We began our first class with a discussion about what recycling means to us. Do we recycle at home? What types of things can we recycle? Has anyone ever done anything cool with a cardboard box? Then we read Mary Had a Little Ham, by Margie Palatini, and looked at how Mary and her pig had turned a cardboard box into a stage.
For our first art project I had laid out a pile of old students drawing on scraps of paper that I had been saving and a few bottle of paint in all different colors, each having only a little bit left. We puzzled over what to do with these materials (I was open to suggestions) and then decided how we were going to recycle these materials. Everyone was going to do a painting on the back of the old drawings.
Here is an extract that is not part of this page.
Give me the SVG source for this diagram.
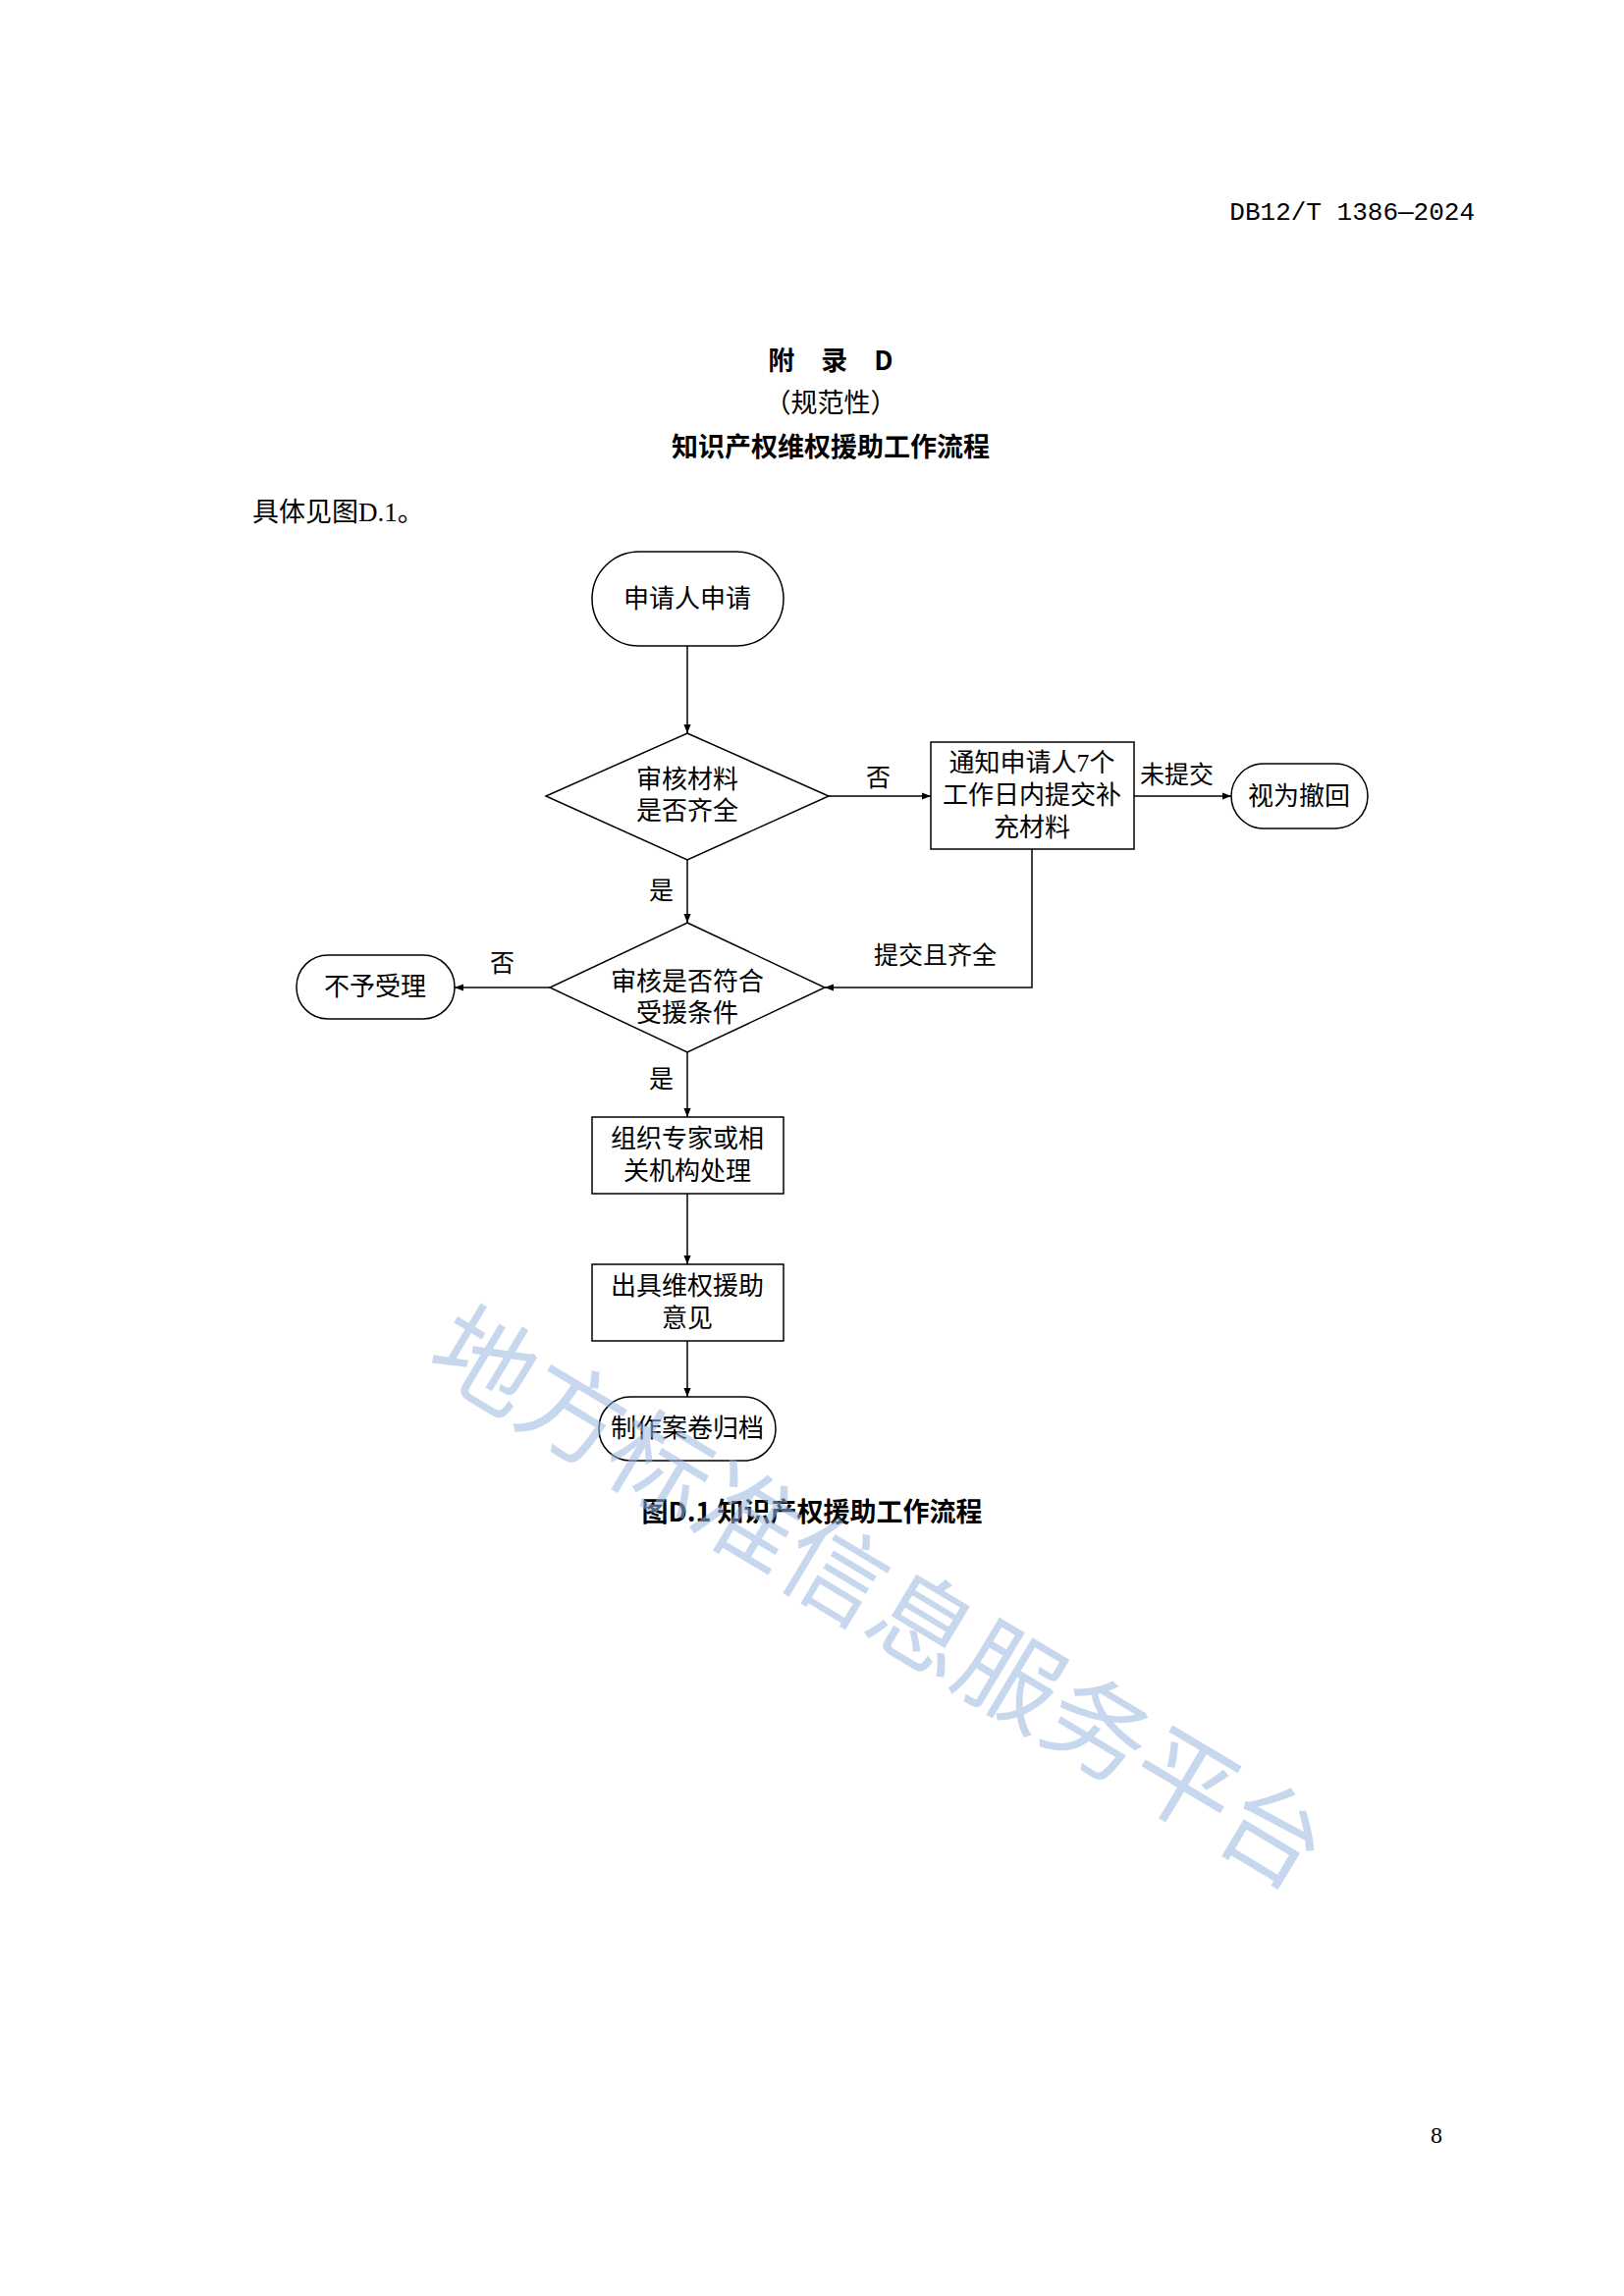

But since there was such little paint in each container, one boy suggested that we, “mix it all together!” And so we did. I wasn’t expecting that but the goopy brownish black on the multi-colored construction paper came out really nice!
Two years ago, I taught just 3D. I had my third graders do sculptures from left over paper, black and white. I was very pleased with just some ripping, folding and cerated scissors, just what they could come up with in a two day class. My favorite project, and theirs too, was the broken toy sculptures. I actually got the idea from Sid, the demented kid in Toy Story. But what the kids came up with was exciting and wonderful. They really redefined things in color and texture! Recycling is a lot of fun!